IDEA BEHIND PROJECT ARA
The idea behind Project Ara is simple enough, although Google doesn’t do it any favours by describing it as “a development effort to create a modular hardware ecosystem”. It takes a smartphone and breaks it down into LEGO-style blocks, and those blocks are attached to each other and to a metal base plate using magnets. The base plate is shaped with block-sized slots to make assembly easier and to help reinforce the overall structure.
PROJECT ARA FEATURES
Lack of built-in obsolescence is a major selling point here. If you’ve ever binned a perfectly good phone because you wanted better battery life, a better camera sensor or a better mobile data experience you’ll know that in many cases you’re sacrificing perfectly good components for the one or two extra features you want. With a Project Ara phone you’d be able to replace just the bits you want to replace. You wouldn’t even have to turn your phone off. It’d save you money, save the environment, make people find you even more sexually attractive… you get the idea. In the long term you might even be able to 3D-print the components to make a smartphone that’s completely and utterly unique.
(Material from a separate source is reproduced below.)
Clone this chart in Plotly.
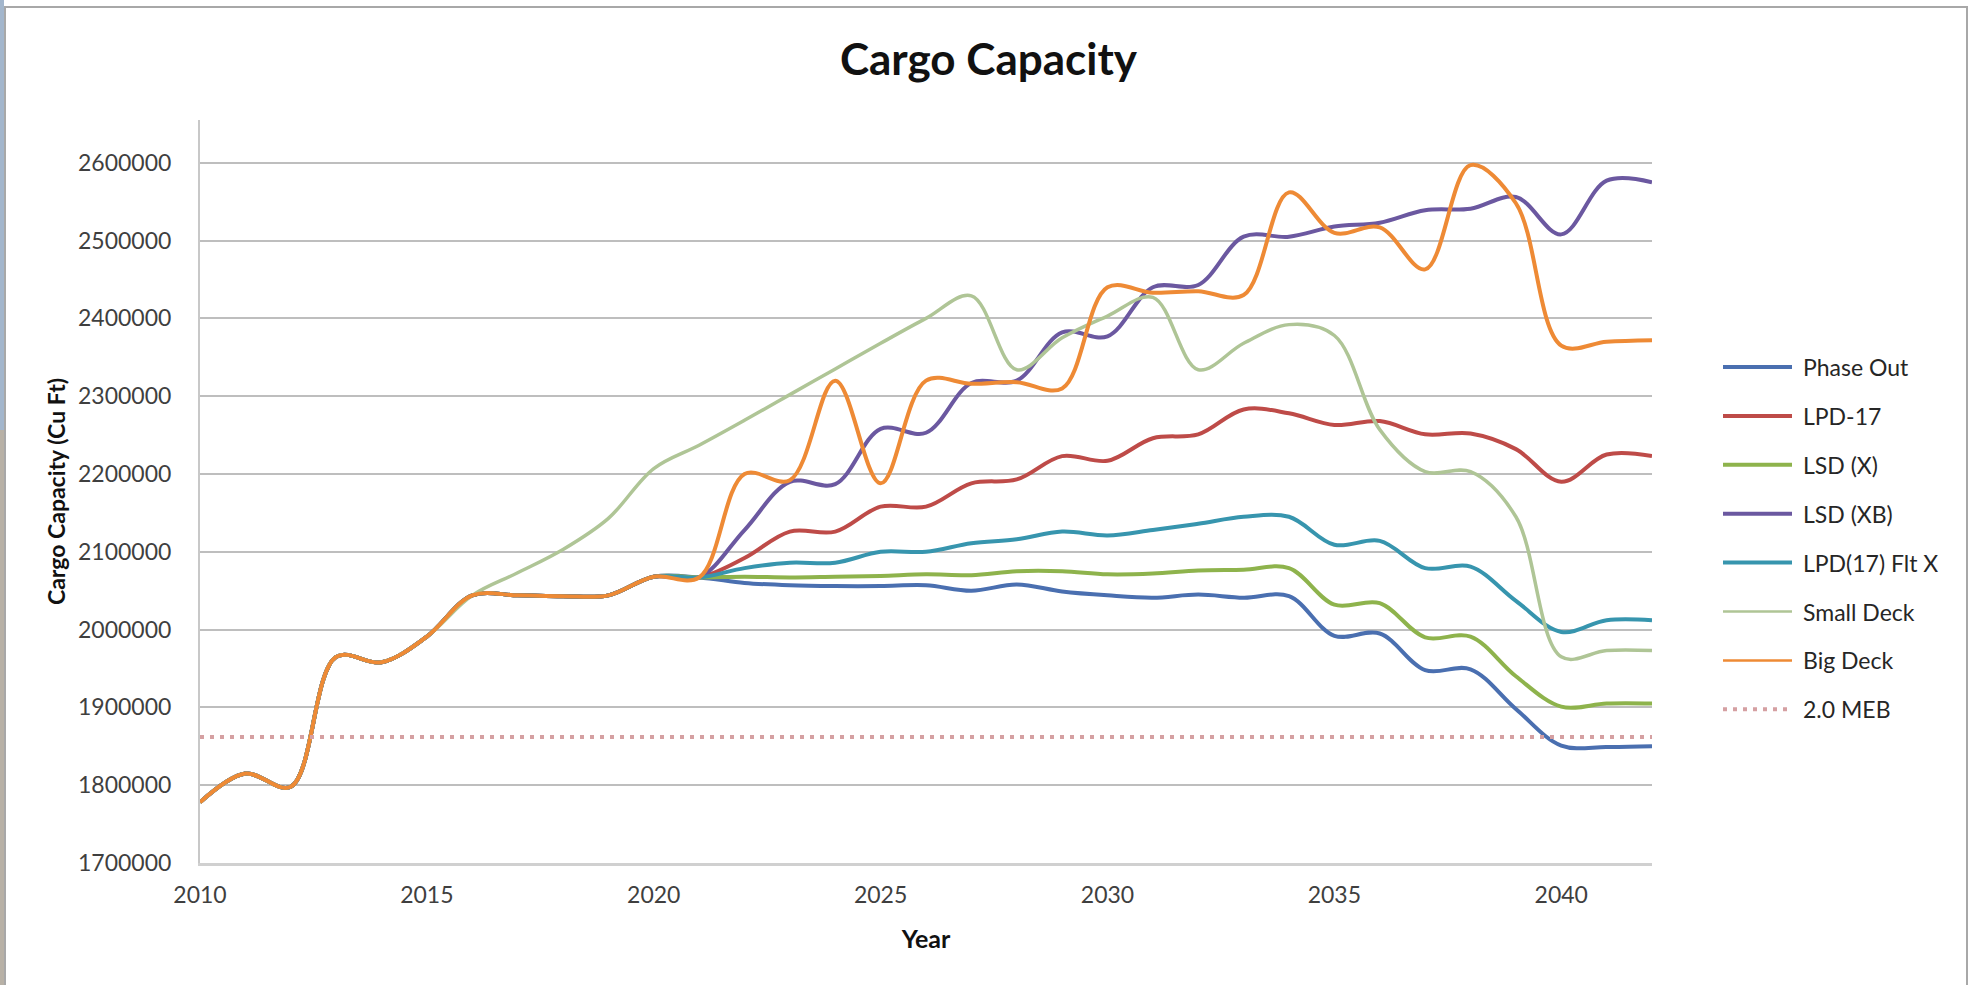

Another key selling point is repairability. If something goes wrong with the innards of your smartphone it’s often new-device time; with an Ara device you’d just replace the broken bit and keep on computing. That helps cut down on unnecessary electronic waste too.
IS PROJECT ARA VAPOURWARE
Maybe. Early coverage suggested that Ara could be as big a deal as Google Glass, but of course so far Google Glass hasn’t been that big a deal. The main areas of concern are weight and bulk – by its very nature an Ara device can’t possibly be as slim as today’s all-in-one smartphones – and whether the cost of buying multiple components means that an Ara phone would end up costing more than an off-the-shelf one, which would seriously ruin its sales. There are potential compatibility issues and performance concerns too. Remember the good old days of Windows PCs with their endless device driver problems and hardware conflicts? Exactly.
Project Ara has often been compared to the idea of building your own PC: instead of buying a device that isn’t quite perfect, if you go down the DIY route you can end up saving money and making a machine that fits your needs perfectly. That’s true, but if you look at the sales figures most people are perfectly happy with a good-looking laptop.
RESONS FOR EXCITEMENT
If it delivers on its promises you could see the equivalent of the Google Play Store for smartphone hardware as well as apps. A phone that never becomes obsolete, that doesn’t require really expensive replacements every year or two and that can be repaired for pennies is a great idea, and the customization options are effectively limitless. If you want a device that’s truly your own, Ara promises to be the ultimate way of creating it.
That said, if Project Ara was Android we’d still be in the days of Android Astro Boy, Bender and R2-D2: a system with lots of potential that isn’t remotely ready for prime time. It arguably took Android four years to really hit its stride (with Ice Cream Sandwich, AKA Android 4.0), and getting the hardware equivalent right might take even longer. If Ara works it could revolutionize mobile computing. It just probably won’t do it in 2015.